◆ **Problem to solve**:
Look for the line containing "Output the LaTeX" and the line containing "fill=svblue] (sv1) at" in the entries below. Copy those two and all lines between them exactly, leaving out pictures.
[Start]
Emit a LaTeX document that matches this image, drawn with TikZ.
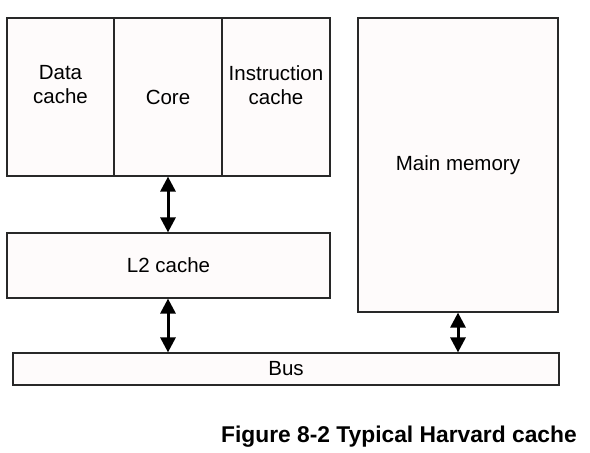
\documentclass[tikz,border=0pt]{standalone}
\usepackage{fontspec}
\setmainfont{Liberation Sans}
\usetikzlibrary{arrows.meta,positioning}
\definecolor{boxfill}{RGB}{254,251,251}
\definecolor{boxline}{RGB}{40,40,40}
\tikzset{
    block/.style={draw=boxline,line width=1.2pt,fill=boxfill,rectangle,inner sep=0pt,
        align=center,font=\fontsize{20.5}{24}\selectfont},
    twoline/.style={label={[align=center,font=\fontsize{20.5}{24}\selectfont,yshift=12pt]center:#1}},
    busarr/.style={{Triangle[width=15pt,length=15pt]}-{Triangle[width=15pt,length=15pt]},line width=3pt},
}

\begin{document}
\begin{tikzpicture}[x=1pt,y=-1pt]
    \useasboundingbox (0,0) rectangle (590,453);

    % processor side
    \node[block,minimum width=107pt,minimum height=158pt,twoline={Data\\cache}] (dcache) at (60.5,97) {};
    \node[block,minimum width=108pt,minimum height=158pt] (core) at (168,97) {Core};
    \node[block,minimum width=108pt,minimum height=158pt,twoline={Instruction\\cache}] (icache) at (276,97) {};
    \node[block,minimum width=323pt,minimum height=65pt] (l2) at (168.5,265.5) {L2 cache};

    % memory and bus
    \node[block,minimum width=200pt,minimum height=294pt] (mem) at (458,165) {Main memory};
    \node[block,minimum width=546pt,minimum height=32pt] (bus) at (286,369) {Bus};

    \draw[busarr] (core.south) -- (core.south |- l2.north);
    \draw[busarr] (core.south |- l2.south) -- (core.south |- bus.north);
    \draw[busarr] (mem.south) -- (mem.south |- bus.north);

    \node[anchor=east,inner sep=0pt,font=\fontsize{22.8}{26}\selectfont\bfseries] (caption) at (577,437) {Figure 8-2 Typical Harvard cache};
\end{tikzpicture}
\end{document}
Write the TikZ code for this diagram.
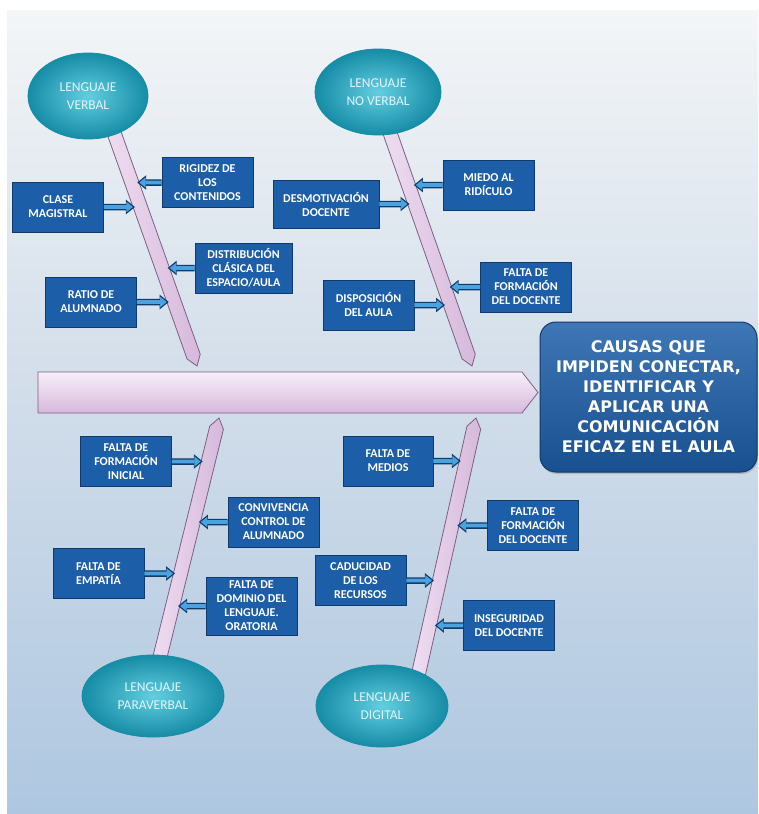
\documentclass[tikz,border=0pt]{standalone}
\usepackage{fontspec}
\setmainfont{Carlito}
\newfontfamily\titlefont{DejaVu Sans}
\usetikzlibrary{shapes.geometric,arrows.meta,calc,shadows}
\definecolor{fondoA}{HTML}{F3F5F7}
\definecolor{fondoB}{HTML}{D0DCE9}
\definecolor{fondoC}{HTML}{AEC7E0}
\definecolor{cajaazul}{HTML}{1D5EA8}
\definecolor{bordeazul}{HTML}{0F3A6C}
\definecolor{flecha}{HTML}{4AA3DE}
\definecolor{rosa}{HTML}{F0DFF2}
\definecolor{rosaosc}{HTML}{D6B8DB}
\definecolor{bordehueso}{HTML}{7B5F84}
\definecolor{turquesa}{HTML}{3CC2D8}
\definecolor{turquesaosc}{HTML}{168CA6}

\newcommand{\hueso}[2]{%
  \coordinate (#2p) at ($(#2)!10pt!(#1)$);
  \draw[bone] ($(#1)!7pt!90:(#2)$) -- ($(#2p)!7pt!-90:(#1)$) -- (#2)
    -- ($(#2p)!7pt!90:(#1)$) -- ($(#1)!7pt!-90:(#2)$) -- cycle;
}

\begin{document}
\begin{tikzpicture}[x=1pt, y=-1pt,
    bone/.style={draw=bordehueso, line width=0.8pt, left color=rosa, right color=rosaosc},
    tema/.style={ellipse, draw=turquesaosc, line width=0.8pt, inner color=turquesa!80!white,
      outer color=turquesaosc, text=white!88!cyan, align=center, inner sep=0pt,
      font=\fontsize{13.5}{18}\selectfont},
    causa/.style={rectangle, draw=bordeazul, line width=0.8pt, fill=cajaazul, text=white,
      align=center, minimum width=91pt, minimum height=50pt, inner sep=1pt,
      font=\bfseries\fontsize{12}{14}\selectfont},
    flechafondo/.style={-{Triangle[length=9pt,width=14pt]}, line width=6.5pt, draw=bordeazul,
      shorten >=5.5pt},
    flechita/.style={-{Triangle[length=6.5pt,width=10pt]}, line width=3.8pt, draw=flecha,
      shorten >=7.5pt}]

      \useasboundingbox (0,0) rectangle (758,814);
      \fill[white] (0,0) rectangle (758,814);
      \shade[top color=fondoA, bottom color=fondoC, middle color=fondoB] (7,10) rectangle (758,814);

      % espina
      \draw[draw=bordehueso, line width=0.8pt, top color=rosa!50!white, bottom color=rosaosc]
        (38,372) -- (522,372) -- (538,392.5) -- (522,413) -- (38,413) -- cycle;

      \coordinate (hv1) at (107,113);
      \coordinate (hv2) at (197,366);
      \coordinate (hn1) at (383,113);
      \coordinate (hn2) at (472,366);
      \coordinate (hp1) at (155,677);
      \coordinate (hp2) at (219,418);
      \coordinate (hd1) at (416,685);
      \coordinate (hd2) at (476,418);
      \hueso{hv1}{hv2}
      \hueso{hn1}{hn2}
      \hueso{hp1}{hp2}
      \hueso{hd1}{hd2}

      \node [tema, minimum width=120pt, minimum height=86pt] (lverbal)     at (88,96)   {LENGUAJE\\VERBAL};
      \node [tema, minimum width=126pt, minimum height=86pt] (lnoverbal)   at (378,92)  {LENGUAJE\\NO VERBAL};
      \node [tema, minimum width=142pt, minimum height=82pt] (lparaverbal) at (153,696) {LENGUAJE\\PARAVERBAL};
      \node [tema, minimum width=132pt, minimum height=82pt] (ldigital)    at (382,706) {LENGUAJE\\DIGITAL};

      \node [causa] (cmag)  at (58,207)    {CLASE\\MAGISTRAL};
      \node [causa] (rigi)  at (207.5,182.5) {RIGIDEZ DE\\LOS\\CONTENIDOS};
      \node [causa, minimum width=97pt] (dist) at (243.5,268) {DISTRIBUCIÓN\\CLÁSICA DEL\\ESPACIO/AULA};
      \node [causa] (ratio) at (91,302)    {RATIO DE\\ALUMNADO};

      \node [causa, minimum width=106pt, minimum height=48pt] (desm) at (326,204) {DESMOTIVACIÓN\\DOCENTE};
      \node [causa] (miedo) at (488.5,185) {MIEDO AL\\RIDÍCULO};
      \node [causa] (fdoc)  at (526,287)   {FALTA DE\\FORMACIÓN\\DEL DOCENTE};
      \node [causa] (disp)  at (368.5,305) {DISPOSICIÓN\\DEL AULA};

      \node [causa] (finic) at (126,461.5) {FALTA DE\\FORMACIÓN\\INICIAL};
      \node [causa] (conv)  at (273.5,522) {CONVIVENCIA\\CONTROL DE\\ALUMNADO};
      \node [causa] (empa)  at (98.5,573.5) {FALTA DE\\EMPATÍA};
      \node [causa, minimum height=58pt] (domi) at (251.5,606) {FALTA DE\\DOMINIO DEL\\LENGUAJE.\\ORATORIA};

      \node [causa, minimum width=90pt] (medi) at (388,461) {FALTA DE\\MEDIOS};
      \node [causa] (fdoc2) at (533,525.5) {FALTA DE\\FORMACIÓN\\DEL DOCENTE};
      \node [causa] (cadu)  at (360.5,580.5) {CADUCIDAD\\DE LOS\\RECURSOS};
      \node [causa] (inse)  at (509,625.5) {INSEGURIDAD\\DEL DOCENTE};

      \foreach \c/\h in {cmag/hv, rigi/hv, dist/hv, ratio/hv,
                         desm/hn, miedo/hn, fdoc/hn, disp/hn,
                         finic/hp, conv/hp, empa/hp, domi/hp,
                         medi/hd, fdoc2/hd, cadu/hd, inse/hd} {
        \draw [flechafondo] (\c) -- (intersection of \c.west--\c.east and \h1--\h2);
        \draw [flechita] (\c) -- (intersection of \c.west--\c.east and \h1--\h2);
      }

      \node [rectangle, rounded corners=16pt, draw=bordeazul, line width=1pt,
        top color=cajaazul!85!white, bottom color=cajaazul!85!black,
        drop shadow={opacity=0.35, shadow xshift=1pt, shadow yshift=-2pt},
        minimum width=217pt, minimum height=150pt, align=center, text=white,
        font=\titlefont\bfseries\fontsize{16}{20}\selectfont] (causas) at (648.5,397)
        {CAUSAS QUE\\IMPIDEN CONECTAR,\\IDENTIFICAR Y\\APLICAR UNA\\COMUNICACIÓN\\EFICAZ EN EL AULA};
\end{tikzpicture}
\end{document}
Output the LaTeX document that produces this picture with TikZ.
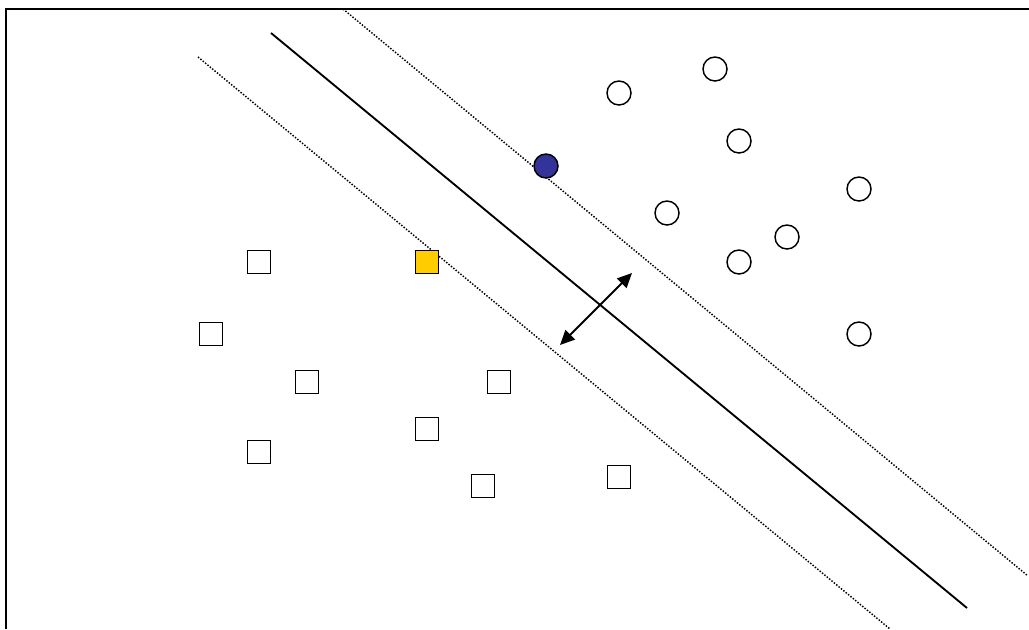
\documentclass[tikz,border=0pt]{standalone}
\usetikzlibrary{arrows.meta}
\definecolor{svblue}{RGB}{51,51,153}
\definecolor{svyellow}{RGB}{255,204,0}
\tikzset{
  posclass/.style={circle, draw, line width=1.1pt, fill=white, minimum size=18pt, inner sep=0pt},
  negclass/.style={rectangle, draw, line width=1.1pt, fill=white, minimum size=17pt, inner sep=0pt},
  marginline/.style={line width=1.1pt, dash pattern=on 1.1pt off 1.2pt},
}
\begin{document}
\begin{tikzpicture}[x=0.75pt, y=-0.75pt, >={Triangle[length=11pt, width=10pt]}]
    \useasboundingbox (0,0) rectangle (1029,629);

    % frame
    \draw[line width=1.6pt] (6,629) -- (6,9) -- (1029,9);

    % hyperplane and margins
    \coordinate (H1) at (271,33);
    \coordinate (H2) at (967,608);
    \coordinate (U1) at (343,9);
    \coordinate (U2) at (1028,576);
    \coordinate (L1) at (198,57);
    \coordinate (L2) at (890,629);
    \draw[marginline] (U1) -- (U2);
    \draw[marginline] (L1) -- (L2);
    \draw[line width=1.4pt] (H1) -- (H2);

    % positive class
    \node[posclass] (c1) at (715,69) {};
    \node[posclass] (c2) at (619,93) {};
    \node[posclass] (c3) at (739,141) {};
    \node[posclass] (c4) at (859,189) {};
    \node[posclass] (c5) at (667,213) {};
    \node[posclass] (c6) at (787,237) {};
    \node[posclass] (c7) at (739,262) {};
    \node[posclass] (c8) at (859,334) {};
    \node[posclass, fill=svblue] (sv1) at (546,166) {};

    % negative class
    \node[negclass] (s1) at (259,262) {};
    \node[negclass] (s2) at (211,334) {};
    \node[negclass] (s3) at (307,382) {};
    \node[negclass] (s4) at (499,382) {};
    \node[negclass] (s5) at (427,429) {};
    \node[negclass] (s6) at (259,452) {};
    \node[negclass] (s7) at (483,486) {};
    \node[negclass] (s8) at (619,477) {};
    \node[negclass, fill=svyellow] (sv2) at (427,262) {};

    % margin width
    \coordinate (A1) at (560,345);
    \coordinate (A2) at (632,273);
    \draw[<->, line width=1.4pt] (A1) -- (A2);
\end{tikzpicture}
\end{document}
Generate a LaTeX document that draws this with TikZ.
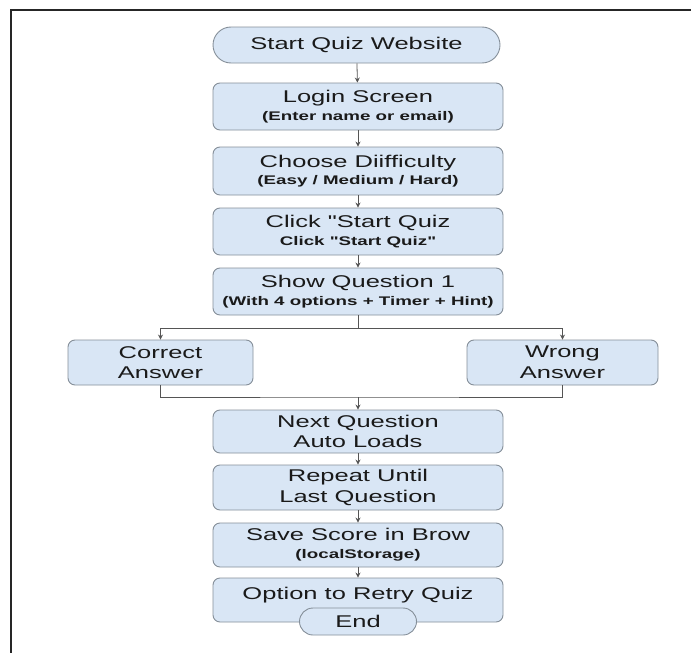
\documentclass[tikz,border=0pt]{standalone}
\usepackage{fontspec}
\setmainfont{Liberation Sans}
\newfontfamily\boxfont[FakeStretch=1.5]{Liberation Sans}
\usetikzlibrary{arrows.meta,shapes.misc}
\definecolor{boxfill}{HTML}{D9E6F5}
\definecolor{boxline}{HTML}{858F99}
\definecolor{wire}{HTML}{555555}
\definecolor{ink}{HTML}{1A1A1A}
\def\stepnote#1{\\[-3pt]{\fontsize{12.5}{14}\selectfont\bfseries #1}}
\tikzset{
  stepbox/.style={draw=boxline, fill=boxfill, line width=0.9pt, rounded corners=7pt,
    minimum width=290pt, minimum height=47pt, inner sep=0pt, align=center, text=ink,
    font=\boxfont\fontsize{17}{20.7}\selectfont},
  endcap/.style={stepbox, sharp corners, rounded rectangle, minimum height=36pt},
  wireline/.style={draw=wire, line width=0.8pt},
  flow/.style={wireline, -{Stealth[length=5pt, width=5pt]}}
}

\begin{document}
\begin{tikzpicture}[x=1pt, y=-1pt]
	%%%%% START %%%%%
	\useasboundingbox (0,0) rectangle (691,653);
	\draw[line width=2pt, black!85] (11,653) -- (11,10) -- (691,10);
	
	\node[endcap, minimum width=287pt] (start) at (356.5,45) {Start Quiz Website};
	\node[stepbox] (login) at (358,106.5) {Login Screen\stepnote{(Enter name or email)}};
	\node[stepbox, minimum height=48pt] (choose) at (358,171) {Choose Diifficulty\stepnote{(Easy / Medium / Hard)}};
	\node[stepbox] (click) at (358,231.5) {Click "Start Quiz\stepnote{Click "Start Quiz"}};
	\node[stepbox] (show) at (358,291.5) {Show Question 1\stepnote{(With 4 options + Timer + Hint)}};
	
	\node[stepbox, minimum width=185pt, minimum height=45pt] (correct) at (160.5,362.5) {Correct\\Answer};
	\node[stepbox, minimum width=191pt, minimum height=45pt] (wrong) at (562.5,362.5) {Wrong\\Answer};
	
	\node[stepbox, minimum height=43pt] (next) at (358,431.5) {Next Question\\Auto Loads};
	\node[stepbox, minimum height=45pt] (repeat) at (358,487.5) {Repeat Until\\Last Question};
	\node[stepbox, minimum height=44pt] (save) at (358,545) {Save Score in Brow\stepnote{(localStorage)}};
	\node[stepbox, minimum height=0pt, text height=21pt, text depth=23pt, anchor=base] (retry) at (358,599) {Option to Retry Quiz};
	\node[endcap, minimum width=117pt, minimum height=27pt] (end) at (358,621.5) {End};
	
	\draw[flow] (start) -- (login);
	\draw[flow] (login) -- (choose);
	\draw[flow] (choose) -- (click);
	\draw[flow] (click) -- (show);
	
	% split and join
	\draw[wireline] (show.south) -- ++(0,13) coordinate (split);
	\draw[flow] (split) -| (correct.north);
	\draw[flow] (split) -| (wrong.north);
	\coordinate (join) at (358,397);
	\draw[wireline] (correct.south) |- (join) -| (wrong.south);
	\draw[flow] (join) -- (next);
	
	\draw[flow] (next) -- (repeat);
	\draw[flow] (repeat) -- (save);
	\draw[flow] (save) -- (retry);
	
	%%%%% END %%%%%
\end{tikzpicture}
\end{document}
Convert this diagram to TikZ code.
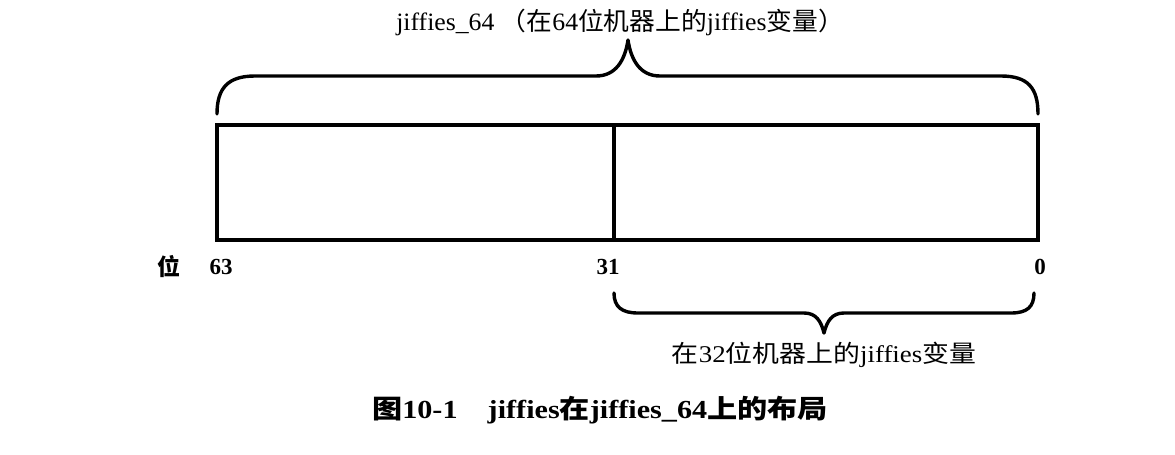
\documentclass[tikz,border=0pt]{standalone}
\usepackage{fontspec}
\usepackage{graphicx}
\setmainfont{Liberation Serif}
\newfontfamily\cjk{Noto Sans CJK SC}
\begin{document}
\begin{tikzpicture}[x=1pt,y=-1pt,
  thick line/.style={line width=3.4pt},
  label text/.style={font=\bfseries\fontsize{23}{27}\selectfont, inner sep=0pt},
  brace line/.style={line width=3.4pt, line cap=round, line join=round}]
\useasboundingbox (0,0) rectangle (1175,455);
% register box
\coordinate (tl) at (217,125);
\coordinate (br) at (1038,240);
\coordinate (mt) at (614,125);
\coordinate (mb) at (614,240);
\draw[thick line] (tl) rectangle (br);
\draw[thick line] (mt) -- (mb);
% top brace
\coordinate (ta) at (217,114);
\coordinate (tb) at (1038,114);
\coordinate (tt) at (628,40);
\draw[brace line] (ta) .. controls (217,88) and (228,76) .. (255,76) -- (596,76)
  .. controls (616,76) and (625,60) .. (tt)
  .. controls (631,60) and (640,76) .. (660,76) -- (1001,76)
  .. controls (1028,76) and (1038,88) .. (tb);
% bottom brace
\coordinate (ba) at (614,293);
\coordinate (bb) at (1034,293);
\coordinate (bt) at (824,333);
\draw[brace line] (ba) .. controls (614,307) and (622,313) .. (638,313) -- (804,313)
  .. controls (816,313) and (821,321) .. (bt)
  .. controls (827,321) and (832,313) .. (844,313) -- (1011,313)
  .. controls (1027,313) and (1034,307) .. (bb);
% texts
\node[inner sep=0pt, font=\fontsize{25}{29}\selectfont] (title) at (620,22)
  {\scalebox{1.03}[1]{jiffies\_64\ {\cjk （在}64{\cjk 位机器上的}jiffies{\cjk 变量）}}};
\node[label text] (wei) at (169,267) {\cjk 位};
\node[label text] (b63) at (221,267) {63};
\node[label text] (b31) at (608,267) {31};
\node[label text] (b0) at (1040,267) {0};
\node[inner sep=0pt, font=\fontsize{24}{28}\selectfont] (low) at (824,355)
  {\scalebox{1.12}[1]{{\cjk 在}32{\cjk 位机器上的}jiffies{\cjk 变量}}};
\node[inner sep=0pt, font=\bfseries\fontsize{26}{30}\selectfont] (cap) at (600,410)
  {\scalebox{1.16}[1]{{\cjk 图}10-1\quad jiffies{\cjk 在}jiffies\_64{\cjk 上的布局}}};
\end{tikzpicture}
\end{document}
[End]
◆ **Completed exercise**:
Output the LaTeX document that produces this picture with TikZ.
\documentclass[tikz,border=0pt]{standalone}
\usetikzlibrary{arrows.meta}
\definecolor{svblue}{RGB}{51,51,153}
\definecolor{svyellow}{RGB}{255,204,0}
\tikzset{
  posclass/.style={circle, draw, line width=1.1pt, fill=white, minimum size=18pt, inner sep=0pt},
  negclass/.style={rectangle, draw, line width=1.1pt, fill=white, minimum size=17pt, inner sep=0pt},
  marginline/.style={line width=1.1pt, dash pattern=on 1.1pt off 1.2pt},
}
\begin{document}
\begin{tikzpicture}[x=0.75pt, y=-0.75pt, >={Triangle[length=11pt, width=10pt]}]
    \useasboundingbox (0,0) rectangle (1029,629);

    % frame
    \draw[line width=1.6pt] (6,629) -- (6,9) -- (1029,9);

    % hyperplane and margins
    \coordinate (H1) at (271,33);
    \coordinate (H2) at (967,608);
    \coordinate (U1) at (343,9);
    \coordinate (U2) at (1028,576);
    \coordinate (L1) at (198,57);
    \coordinate (L2) at (890,629);
    \draw[marginline] (U1) -- (U2);
    \draw[marginline] (L1) -- (L2);
    \draw[line width=1.4pt] (H1) -- (H2);

    % positive class
    \node[posclass] (c1) at (715,69) {};
    \node[posclass] (c2) at (619,93) {};
    \node[posclass] (c3) at (739,141) {};
    \node[posclass] (c4) at (859,189) {};
    \node[posclass] (c5) at (667,213) {};
    \node[posclass] (c6) at (787,237) {};
    \node[posclass] (c7) at (739,262) {};
    \node[posclass] (c8) at (859,334) {};
    \node[posclass, fill=svblue] (sv1) at (546,166) {};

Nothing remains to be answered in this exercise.